======== RECORD SET ========
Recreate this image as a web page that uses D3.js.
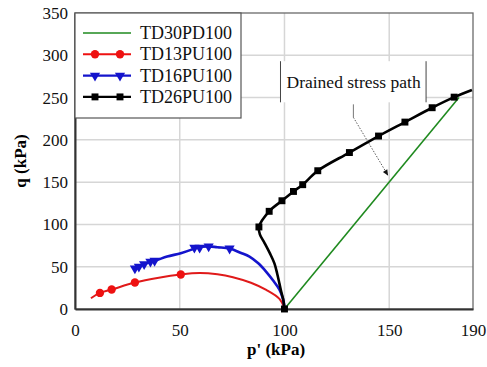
<!DOCTYPE html>
<html>
<head>
<meta charset="utf-8">
<script src="https://cdn.jsdelivr.net/npm/d3@7"></script>
<style>
  body { margin: 0; background: #fff; }
</style>
</head>
<body>
<div id="chart"></div>
<script>
const xTicks = [0, 50, 100, 150, 190];
const yTicks = [0, 50, 100, 150, 200, 250, 300, 350];

const seriesNames = ["TD30PD100", "TD13PU100", "TD16PU100", "TD26PU100"];

// drained path (line only)
const td30Line = [[100, 0], [183.3, 250]];

const td13Line = [[7.6, 12.7], [11.9, 19], [17.5, 23], [28.6, 31.3], [40, 37], [50.5, 40.8], [59.5, 42.5],
  [68, 41], [75.4, 37.6], [84, 31], [91.3, 22.5], [97.6, 12], [100, 1]];
const td13Marks = [[11.9, 19], [17.5, 23], [28.6, 31.3], [50.5, 40.8]];

const td16Line = [[28.6, 47], [31, 50.5], [33.3, 53], [36.5, 56.5], [38.5, 57.5], [44, 62], [50.5, 66],
  [56, 70.5], [58, 72.5], [63.5, 74], [68, 73], [73.8, 71.5], [79, 66.5], [83.3, 62], [87.5, 54],
  [91.3, 44], [94.5, 34], [97.6, 23], [99.3, 12], [100, 2]];
const td16Marks = [[28.6, 48], [30.5, 50], [33, 53], [36, 56], [38, 57], [57, 72.5], [59.5, 72.5], [63.8, 74], [73.8, 71.5]];

const td26Line = [[100, 0], [99.5, 10], [98.5, 20], [97.6, 30], [96.5, 42], [95.2, 54], [93, 66], [90.5, 78],
  [88.3, 88], [87.8, 97], [92.7, 115.5], [98.8, 128], [104.3, 139], [108.7, 147], [115.9, 163.5], [131, 185],
  [144.9, 204.5], [157.5, 221], [170.5, 238], [181, 250.5], [189.5, 259]];
const td26Marks = [[100, 0], [87.8, 97], [92.7, 115.5], [98.8, 128], [104.3, 139], [108.7, 147], [115.9, 163.5],
  [131, 185], [144.9, 204.5], [157.5, 221], [170.5, 238], [181, 250.5]];

const annotText = "Drained stress path";

const width = 487, height = 367;
const margin = { top: 13, right: 14, bottom: 58, left: 75 };
const serif = '"Liberation Serif"';

const svg = d3.select("#chart").append("svg")
  .attr("width", width)
  .attr("height", height);

const x = d3.scaleLinear().domain([0, 190]).range([margin.left, width - margin.right]);
const y = d3.scaleLinear().domain([0, 350]).range([height - margin.bottom, margin.top]);

// grid
svg.append("g")
  .selectAll("line")
  .data(xTicks.slice(1, -1))
  .join("line")
  .attr("x1", d => x(d)).attr("x2", d => x(d))
  .attr("y1", y(0)).attr("y2", y(350))
  .attr("stroke", "#d6d6d6").attr("stroke-width", 1.5);

svg.append("g")
  .selectAll("line")
  .data(yTicks.slice(1, -1))
  .join("line")
  .attr("x1", x(0)).attr("x2", x(190))
  .attr("y1", d => y(d)).attr("y2", d => y(d))
  .attr("stroke", "#d6d6d6").attr("stroke-width", 1.5);

// frame
svg.append("rect")
  .attr("x", x(0)).attr("y", y(350))
  .attr("width", x(190) - x(0)).attr("height", y(0) - y(350))
  .attr("fill", "none").attr("stroke", "#6a6a6a").attr("stroke-width", 1.3);

// axes
const xAxis = svg.append("g")
  .attr("transform", `translate(0,${y(0)})`)
  .call(d3.axisBottom(x).tickValues(xTicks).tickSize(0).tickPadding(15));
const yAxis = svg.append("g")
  .attr("transform", `translate(${x(0)},0)`)
  .call(d3.axisLeft(y).tickValues(yTicks).tickSize(0).tickPadding(7));

[xAxis, yAxis].forEach(a => {
  a.attr("font-family", null).attr("font-size", null);
  a.select(".domain").attr("stroke", "#333").attr("stroke-width", 2);
  a.selectAll("text").style("font-family", serif).attr("font-size", 17).attr("fill", "#111");
});

// titles
svg.append("text")
  .attr("x", 276).attr("y", 355)
  .attr("text-anchor", "middle")
  .style("font-family", serif)
  .attr("font-size", 17).attr("font-weight", "bold")
  .text("p' (kPa)");

svg.append("text")
  .attr("transform", `translate(26,${(y(0) + y(350)) / 2}) rotate(-90)`)
  .attr("text-anchor", "middle")
  .style("font-family", serif)
  .attr("font-size", 17).attr("font-weight", "bold")
  .text("q (kPa)");

const line = d3.line().x(d => x(d[0])).y(d => y(d[1])).curve(d3.curveCatmullRom);

const plot = svg.append("g");

plot.append("path").datum(td30Line)
  .attr("d", d3.line().x(d => x(d[0])).y(d => y(d[1])))
  .attr("fill", "none").attr("stroke", "#1f8a1f").attr("stroke-width", 1.6);

plot.append("path").datum(td13Line)
  .attr("d", line).attr("fill", "none").attr("stroke", "#e01a1a").attr("stroke-width", 2);

plot.append("path").datum(td16Line)
  .attr("d", line).attr("fill", "none").attr("stroke", "#1414cc").attr("stroke-width", 2.6);

plot.append("path").datum(td26Line)
  .attr("d", line).attr("fill", "none").attr("stroke", "#000").attr("stroke-width", 2.6);

const circle = d3.symbol().type(d3.symbolCircle).size(55);
const tri = d3.symbol().type(d3.symbolTriangle).size(45);
const square = d3.symbol().type(d3.symbolSquare).size(48);

plot.selectAll("path.m13").data(td13Marks).join("path")
  .attr("d", circle)
  .attr("transform", d => `translate(${x(d[0])},${y(d[1])})`)
  .attr("fill", "#ee1111");

plot.selectAll("path.m16").data(td16Marks).join("path")
  .attr("d", tri)
  .attr("transform", d => `translate(${x(d[0])},${y(d[1])}) rotate(180)`)
  .attr("fill", "#1414cc");

plot.selectAll("path.m26").data(td26Marks).join("path")
  .attr("d", square)
  .attr("transform", d => `translate(${x(d[0])},${y(d[1])})`)
  .attr("fill", "#000");

// annotation
const ann = svg.append("g");
ann.append("rect")
  .attr("x", x(98.1)).attr("y", y(293))
  .attr("width", x(167.6) - x(98.1)).attr("height", y(244.4) - y(293))
  .attr("fill", "#fff");
[98.1, 167.6].forEach(p => {
  ann.append("line")
    .attr("x1", x(p)).attr("x2", x(p))
    .attr("y1", y(293)).attr("y2", y(244.4))
    .attr("stroke", "#444").attr("stroke-width", 1);
});
ann.append("text")
  .attr("x", x(133)).attr("y", y(261))
  .attr("text-anchor", "middle")
  .style("font-family", serif)
  .attr("font-size", 17.5).attr("fill", "#111")
  .text(annotText);
ann.append("line")
  .attr("x1", x(132.9)).attr("x2", x(132.9))
  .attr("y1", y(242)).attr("y2", y(226.6))
  .attr("stroke", "#777").attr("stroke-width", 1);
ann.append("line")
  .attr("x1", x(132.9)).attr("y1", y(226.6))
  .attr("x2", x(149.3)).attr("y2", y(158.5))
  .attr("stroke", "#333").attr("stroke-width", 0.8).attr("stroke-dasharray", "1.5,1.5");
{
  const tx = x(149.5), ty = y(157.5);
  const ang = Math.atan2(ty - y(226.6), tx - x(132.9));
  const L = 6, W = 2.5;
  const bx = tx - L * Math.cos(ang), by = ty - L * Math.sin(ang);
  ann.append("path")
    .attr("d", `M${tx},${ty}L${bx + W * Math.sin(ang)},${by - W * Math.cos(ang)}L${bx - W * Math.sin(ang)},${by + W * Math.cos(ang)}Z`)
    .attr("fill", "#111");
}

// legend
const lg = svg.append("g");
lg.append("rect")
  .attr("x", x(0)).attr("y", y(350))
  .attr("width", 166).attr("height", 105)
  .attr("fill", "#fff").attr("stroke", "#555").attr("stroke-width", 1.2);

const legendStyle = [
  { color: "#1f8a1f", sym: null, w: 1.6 },
  { color: "#ee1111", sym: circle, w: 2, rot: 0 },
  { color: "#1414cc", sym: tri, w: 2.4, rot: 180 },
  { color: "#000", sym: square, w: 2.4, rot: 0 }
];
seriesNames.forEach((name, i) => {
  const cy = 33 + i * 21.3;
  const st = legendStyle[i];
  lg.append("line").attr("x1", 83).attr("x2", 131).attr("y1", cy).attr("y2", cy)
    .attr("stroke", st.color).attr("stroke-width", st.w);
  if (st.sym) {
    [95, 120].forEach(mx => {
      lg.append("path").attr("d", st.sym)
        .attr("transform", `translate(${mx},${cy}) rotate(${st.rot})`)
        .attr("fill", st.color);
    });
  }
  lg.append("text").attr("x", 140).attr("y", cy + 6)
    .style("font-family", serif)
    .attr("font-size", 18).attr("fill", "#111")
    .text(name);
});
</script>
</body>
</html>
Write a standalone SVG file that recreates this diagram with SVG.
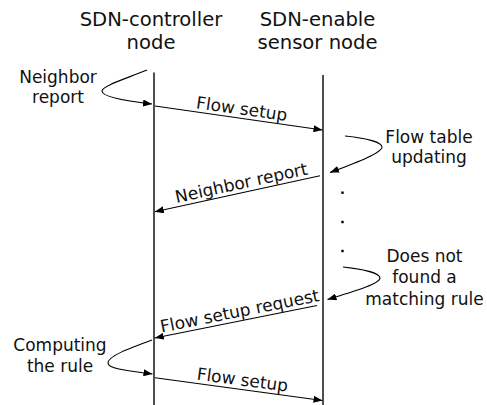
<svg xmlns="http://www.w3.org/2000/svg" width="487" height="405" viewBox="0 0 487 405">
<defs>
<style>
text{font-family:"DejaVu Sans","Liberation Sans",sans-serif;fill:#111}
.hdr{font-size:19.6px;text-anchor:middle}
.lbl{font-size:17px;text-anchor:middle}
.life{stroke:#222;stroke-width:1.6;fill:none}
.msg{stroke:#000;stroke-width:1.1;fill:none;marker-end:url(#ah)}
.dot{fill:#000}
</style>
<marker id="ah" viewBox="0 0 9 7" refX="9" refY="3.5" markerWidth="9" markerHeight="7" markerUnits="userSpaceOnUse" orient="auto">
<path d="M0,0 L9,3.5 L0,7 z" fill="#000"/>
</marker>
</defs>
<rect width="487" height="405" fill="#fff"/>
<g id="controller">
<text class="hdr" x="151" y="26.3">SDN-controller</text>
<text class="hdr" x="151" y="49.2">node</text>
<line class="life" x1="154" y1="72.5" x2="154" y2="405"/>
</g>
<g id="sensor">
<text class="hdr" x="317.5" y="26.3">SDN-enable</text>
<text class="hdr" x="317.5" y="49.2">sensor node</text>
<line class="life" x1="323" y1="75" x2="323" y2="405"/>
</g>
<g id="notes">
<text class="lbl" x="58" y="83">Neighbor</text>
<text class="lbl" x="58" y="103">report</text>
<text class="lbl" x="429" y="143.3">Flow table</text>
<text class="lbl" x="429" y="163.3">updating</text>
<text class="lbl" x="424.5" y="262.3">Does not</text>
<text class="lbl" x="424.5" y="283.3">found a</text>
<text class="lbl" x="424.5" y="304.5">matching rule</text>
<text class="lbl" x="60" y="351.3">Computing</text>
<text class="lbl" x="60" y="372">the rule</text>
<rect class="dot" x="341.3" y="191.5" width="2.4" height="2.4"/>
<rect class="dot" x="341.3" y="220.8" width="2.4" height="2.4"/>
<rect class="dot" x="341.3" y="249.8" width="2.4" height="2.4"/>
</g>
<g id="connectors">
<path class="msg" d="M147,70 C125,79 102,86 102,91 C102,97 125,101 152,104"/>
<line class="msg" x1="155" y1="106" x2="322.5" y2="130"/>
<path class="msg" d="M345,136 C365,138 382,142 382,147 C382,153 355,163 330,172.5"/>
<line class="msg" x1="320" y1="175.7" x2="154.8" y2="211.7"/>
<path class="msg" d="M343,267 C362,269 380,273 380,278 C380,284 352,292 327.5,299.5"/>
<line class="msg" x1="317" y1="305.5" x2="154.8" y2="338"/>
<path class="msg" d="M152,340 C130,348 108,356 108,363 C108,369 130,371 152.5,374"/>
<line class="msg" x1="155" y1="377.7" x2="322.5" y2="400.5"/>
<text class="lbl" transform="translate(241,114.6) rotate(8.1)">Flow setup</text>
<text class="lbl" transform="translate(242.5,188.6) rotate(-12.3)">Neighbor report</text>
<text class="lbl" transform="translate(240.8,316.7) rotate(-11.3)">Flow setup request</text>
<text class="lbl" transform="translate(241.7,385.6) rotate(7.6)">Flow setup</text>
</g>
</svg>
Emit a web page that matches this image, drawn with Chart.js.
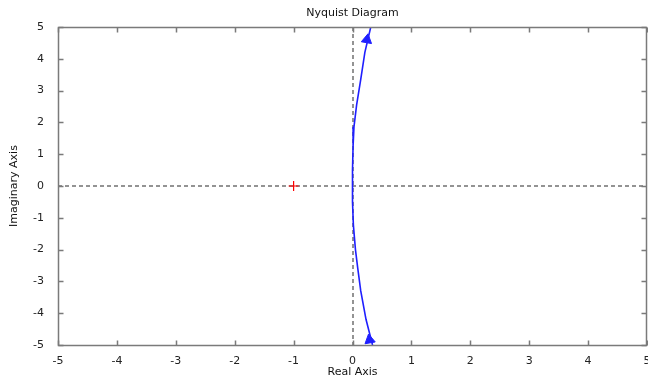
<!DOCTYPE html>
<html>
<head>
<meta charset="utf-8">
<script src="https://cdn.jsdelivr.net/npm/chart.js@4.4.1/dist/chart.umd.min.js"></script>
<style>
  html, body { margin: 0; padding: 0; background: #fff; overflow: hidden; }
  #wrap { width: 648px; height: 382px; overflow: hidden; }
</style>
</head>
<body>
<div id="wrap"><canvas id="nyq" width="654" height="382"></canvas></div>
<script>
// Nyquist curve (top to bottom)
var curveImag = [5, 4.6, 4.2, 3.35, 2.55, 1.86, 1.26, 0.5, 0, -0.5, -1.23, -2.0, -2.6, -3.3, -4.2, -5];
var curveReal = [0.31, 0.26, 0.21, 0.14, 0.07, 0.025, 0.01, 0.0, 0.0, 0.0, 0.015, 0.05, 0.09, 0.14, 0.23, 0.34];

// direction arrows
var arrowReal = [0.245, 0.29];
var arrowImag = [4.6, -4.84];
var arrowRot = [10, -10];

// critical point
var critReal = [-1];
var critImag = [0];

var xTicks = [-5, -4, -3, -2, -1, 0, 1, 2, 3, 4, 5];
var yTicks = [-5, -4, -3, -2, -1, 0, 1, 2, 3, 4, 5];

var titleText = 'Nyquist Diagram';
var xLabel = 'Real Axis';
var yLabel = 'Imaginary Axis';

var FONT = 'DejaVu Sans';
var AXIS_COLOR = '#7a7a7a';

function toPts(xs, ys) {
    return xs.map(function (x, i) { return { x: x, y: ys[i] }; });
}

// dashed zero lines, under the curve
var zeroLines = {
    id: 'zeroLines',
    beforeDatasetsDraw: function (chart) {
        var ctx = chart.ctx, a = chart.chartArea;
        var x0 = chart.scales.x.getPixelForValue(0);
        var y0 = chart.scales.y.getPixelForValue(0);
        ctx.save();
        ctx.strokeStyle = '#707070';
        ctx.lineWidth = 1.5;
        ctx.setLineDash([4, 3]);
        ctx.beginPath();
        ctx.moveTo(a.left, Math.round(y0));
        ctx.lineTo(a.right, Math.round(y0));
        ctx.moveTo(Math.round(x0), a.top);
        ctx.lineTo(Math.round(x0), a.bottom);
        ctx.stroke();
        ctx.restore();
    }
};

// box round the plot with ticks pointing inward, and the title
var frame = {
    id: 'frame',
    afterDraw: function (chart) {
        var ctx = chart.ctx, a = chart.chartArea;
        var sx = chart.scales.x, sy = chart.scales.y;
        var L = Math.round(a.left) + 0.5, R = Math.round(a.right) - 0.5;
        var T = Math.round(a.top) + 0.5, B = Math.round(a.bottom) + 0.5;
        ctx.save();
        ctx.strokeStyle = AXIS_COLOR;
        ctx.lineWidth = 1.5;
        ctx.setLineDash([]);
        ctx.strokeRect(L, T, R - L, B - T);
        ctx.beginPath();
        xTicks.forEach(function (v) {
            var px = Math.round(sx.getPixelForValue(v)) + 0.5;
            ctx.moveTo(px, T); ctx.lineTo(px, T + 5);
            ctx.moveTo(px, B); ctx.lineTo(px, B - 5);
        });
        yTicks.forEach(function (v) {
            var py = Math.round(sy.getPixelForValue(v)) + 0.5;
            ctx.moveTo(L, py); ctx.lineTo(L + 5, py);
            ctx.moveTo(R, py); ctx.lineTo(R - 5, py);
        });
        ctx.stroke();

        ctx.fillStyle = '#111';
        ctx.font = '11px "' + FONT + '"';
        ctx.textAlign = 'center';
        ctx.textBaseline = 'middle';
        ctx.fillText(titleText, (a.left + a.right) / 2, 13);
        ctx.restore();
    }
};

new Chart(document.getElementById('nyq'), {
    type: 'scatter',
    data: {
        datasets: [{
            data: toPts(curveReal, curveImag),
            showLine: true,
            borderColor: '#1f1fff',
            borderWidth: 1.6,
            pointRadius: 0,
            tension: 0,
            clip: 0
        }, {
            data: toPts(arrowReal, arrowImag),
            showLine: false,
            pointStyle: 'triangle',
            pointRotation: arrowRot,
            pointRadius: 6,
            backgroundColor: '#1f1fff',
            borderColor: '#1f1fff',
            borderWidth: 1,
            clip: 0
        }, {
            data: toPts(critReal, critImag),
            showLine: false,
            pointStyle: 'cross',
            pointRadius: 5,
            borderColor: '#ff0000',
            borderWidth: 1.2
        }]
    },
    options: {
        responsive: false,
        animation: false,
        events: [],
        layout: { padding: { top: 27, right: 0, left: 0, bottom: 0 } },
        plugins: {
            legend: { display: false },
            tooltip: { enabled: false },
            title: { display: false }
        },
        scales: {
            x: {
                type: 'linear',
                min: -5, max: 5,
                afterBuildTicks: function (s) { s.ticks = xTicks.map(function (v) { return { value: v }; }); },
                afterFit: function (s) { s.height = 37; },
                grid: { display: false },
                border: { display: false },
                ticks: {
                    color: '#222',
                    font: { family: FONT, size: 11 },
                    padding: 2,
                    maxRotation: 0,
                    autoSkip: false
                },
                title: {
                    display: true,
                    text: xLabel,
                    color: '#111',
                    font: { family: FONT, size: 11 },
                    padding: { top: 0, bottom: 3 }
                }
            },
            y: {
                type: 'linear',
                min: -5, max: 5,
                afterBuildTicks: function (s) { s.ticks = yTicks.map(function (v) { return { value: v }; }); },
                afterFit: function (s) { s.width = 58; },
                grid: { display: false },
                border: { display: false },
                ticks: {
                    color: '#222',
                    font: { family: FONT, size: 11 },
                    padding: 6,
                    autoSkip: false
                },
                title: {
                    display: true,
                    text: yLabel,
                    color: '#111',
                    font: { family: FONT, size: 11 },
                    padding: { top: 8, bottom: 0 }
                }
            }
        }
    },
    plugins: [zeroLines, frame]
});
</script>
</body>
</html>
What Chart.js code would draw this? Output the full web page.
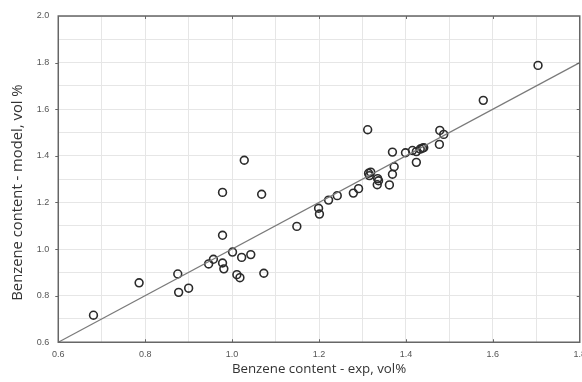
========
**WORK TO COMPLETE:** Only the lines from the top of the data through the line with "const td30Line = [[100, 0], [183.3, 250]];" should be quoted, exactly and with both ends kept; skip the pictures.

**REPLY TO THE EXERCISE:**
Recreate this image as a web page that uses D3.js.
<!DOCTYPE html>
<html>
<head>
<meta charset="utf-8">
<script src="https://cdn.jsdelivr.net/npm/d3@7"></script>
<style>
  body { margin: 0; background: #fff; }
</style>
</head>
<body>
<div id="chart"></div>
<script>
const xTicks = [0, 50, 100, 150, 190];
const yTicks = [0, 50, 100, 150, 200, 250, 300, 350];

const seriesNames = ["TD30PD100", "TD13PU100", "TD16PU100", "TD26PU100"];

// drained path (line only)
const td30Line = [[100, 0], [183.3, 250]];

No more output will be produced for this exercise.